YOUR TASK ::
Check each line of the records for "this"; collect those that have it.

[Stored entries]
- - - - -

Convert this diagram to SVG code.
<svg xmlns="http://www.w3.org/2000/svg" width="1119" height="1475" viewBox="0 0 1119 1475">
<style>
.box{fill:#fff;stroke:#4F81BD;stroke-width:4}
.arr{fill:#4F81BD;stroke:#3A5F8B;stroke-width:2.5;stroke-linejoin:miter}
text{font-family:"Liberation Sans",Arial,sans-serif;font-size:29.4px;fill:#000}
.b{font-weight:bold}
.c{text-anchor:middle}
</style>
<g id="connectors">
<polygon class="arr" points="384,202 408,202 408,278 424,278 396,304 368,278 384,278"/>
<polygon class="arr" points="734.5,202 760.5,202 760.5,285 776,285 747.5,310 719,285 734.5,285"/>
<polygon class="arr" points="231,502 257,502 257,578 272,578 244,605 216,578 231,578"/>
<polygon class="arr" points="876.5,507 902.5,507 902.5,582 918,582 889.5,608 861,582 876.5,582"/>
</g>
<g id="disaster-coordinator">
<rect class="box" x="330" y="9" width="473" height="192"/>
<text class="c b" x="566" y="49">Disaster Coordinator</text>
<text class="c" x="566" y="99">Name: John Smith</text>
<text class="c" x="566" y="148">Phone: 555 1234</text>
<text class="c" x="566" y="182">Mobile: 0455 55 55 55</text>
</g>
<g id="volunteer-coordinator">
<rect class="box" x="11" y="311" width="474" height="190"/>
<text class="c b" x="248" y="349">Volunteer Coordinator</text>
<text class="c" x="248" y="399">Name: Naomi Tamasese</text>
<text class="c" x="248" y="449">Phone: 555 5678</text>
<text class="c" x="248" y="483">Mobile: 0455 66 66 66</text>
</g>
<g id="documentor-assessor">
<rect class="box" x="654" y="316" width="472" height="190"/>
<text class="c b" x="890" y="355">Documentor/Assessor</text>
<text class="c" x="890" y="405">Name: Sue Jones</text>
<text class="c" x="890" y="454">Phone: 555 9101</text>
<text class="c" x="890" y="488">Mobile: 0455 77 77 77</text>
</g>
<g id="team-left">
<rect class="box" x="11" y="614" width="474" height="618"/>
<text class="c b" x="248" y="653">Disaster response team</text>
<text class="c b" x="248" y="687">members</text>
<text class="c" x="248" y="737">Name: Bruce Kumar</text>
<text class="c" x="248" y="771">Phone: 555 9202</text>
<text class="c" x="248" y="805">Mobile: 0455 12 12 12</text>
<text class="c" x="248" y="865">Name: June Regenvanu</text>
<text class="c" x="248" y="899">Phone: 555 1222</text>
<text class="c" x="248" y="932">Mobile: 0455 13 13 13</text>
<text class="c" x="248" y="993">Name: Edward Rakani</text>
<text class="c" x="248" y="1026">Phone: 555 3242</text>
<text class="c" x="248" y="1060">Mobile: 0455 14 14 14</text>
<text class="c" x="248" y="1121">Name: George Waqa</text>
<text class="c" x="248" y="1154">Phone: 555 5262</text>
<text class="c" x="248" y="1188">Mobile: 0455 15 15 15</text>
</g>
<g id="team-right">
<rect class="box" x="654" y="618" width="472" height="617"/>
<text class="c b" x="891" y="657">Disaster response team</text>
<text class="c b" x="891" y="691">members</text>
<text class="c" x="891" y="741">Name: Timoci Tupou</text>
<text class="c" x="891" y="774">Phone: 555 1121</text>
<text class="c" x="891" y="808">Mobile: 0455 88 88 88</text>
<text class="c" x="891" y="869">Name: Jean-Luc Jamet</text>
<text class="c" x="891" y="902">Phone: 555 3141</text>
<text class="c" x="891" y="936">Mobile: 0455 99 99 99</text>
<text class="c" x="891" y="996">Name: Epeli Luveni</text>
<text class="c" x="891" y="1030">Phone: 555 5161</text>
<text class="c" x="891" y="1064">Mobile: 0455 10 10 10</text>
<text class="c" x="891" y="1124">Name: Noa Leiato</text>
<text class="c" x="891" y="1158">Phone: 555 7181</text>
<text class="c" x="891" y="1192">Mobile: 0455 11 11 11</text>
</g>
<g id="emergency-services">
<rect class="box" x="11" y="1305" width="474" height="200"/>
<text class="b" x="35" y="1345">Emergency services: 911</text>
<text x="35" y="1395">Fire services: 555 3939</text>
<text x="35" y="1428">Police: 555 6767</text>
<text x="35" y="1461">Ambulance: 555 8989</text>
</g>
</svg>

- - - - -

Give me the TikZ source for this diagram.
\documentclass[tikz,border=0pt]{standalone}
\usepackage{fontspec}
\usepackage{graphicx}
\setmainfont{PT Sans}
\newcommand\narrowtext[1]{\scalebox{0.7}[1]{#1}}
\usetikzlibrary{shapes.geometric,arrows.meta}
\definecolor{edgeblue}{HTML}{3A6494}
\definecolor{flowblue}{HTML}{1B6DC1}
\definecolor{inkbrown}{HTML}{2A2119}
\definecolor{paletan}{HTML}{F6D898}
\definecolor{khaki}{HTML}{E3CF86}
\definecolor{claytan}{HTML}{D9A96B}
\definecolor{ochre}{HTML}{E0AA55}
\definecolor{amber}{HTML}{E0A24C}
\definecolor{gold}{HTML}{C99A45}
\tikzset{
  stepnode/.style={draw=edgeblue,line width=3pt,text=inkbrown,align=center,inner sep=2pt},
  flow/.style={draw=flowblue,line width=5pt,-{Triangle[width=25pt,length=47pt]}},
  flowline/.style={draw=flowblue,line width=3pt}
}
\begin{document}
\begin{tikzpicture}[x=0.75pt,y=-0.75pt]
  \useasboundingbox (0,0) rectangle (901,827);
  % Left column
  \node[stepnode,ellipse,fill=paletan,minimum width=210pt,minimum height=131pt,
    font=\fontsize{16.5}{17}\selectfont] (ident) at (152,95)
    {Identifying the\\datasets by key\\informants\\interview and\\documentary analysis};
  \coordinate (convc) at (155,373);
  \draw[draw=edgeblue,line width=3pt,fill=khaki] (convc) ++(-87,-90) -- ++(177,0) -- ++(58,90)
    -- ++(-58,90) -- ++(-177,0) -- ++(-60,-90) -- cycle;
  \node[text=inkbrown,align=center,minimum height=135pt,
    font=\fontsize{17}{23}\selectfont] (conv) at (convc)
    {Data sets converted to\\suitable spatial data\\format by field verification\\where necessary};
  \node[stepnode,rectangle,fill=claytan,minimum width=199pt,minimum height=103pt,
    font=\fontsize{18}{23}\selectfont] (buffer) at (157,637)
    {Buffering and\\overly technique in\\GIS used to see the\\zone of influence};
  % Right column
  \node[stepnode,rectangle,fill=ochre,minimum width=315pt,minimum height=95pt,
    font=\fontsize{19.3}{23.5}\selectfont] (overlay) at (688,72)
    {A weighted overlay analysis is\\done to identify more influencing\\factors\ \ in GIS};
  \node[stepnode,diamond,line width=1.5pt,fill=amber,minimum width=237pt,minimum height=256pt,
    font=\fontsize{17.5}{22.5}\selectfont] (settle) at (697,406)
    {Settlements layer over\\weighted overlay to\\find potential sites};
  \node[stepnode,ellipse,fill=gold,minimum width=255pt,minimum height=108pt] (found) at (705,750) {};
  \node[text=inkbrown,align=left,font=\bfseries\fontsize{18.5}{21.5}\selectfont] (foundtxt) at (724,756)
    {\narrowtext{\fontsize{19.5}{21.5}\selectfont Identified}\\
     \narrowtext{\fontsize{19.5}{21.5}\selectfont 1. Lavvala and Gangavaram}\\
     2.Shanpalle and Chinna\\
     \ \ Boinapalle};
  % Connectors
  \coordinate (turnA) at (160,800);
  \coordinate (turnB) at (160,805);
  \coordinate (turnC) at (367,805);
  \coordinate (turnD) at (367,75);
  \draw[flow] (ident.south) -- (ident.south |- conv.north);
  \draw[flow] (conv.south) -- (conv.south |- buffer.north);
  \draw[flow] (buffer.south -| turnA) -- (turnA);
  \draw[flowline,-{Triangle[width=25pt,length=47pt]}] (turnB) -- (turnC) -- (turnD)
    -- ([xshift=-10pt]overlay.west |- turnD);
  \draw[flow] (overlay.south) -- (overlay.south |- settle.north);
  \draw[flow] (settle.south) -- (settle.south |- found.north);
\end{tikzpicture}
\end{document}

- - - - -

THE COMPLETED TASK ::
Convert this diagram to SVG code.
Give me the TikZ source for this diagram.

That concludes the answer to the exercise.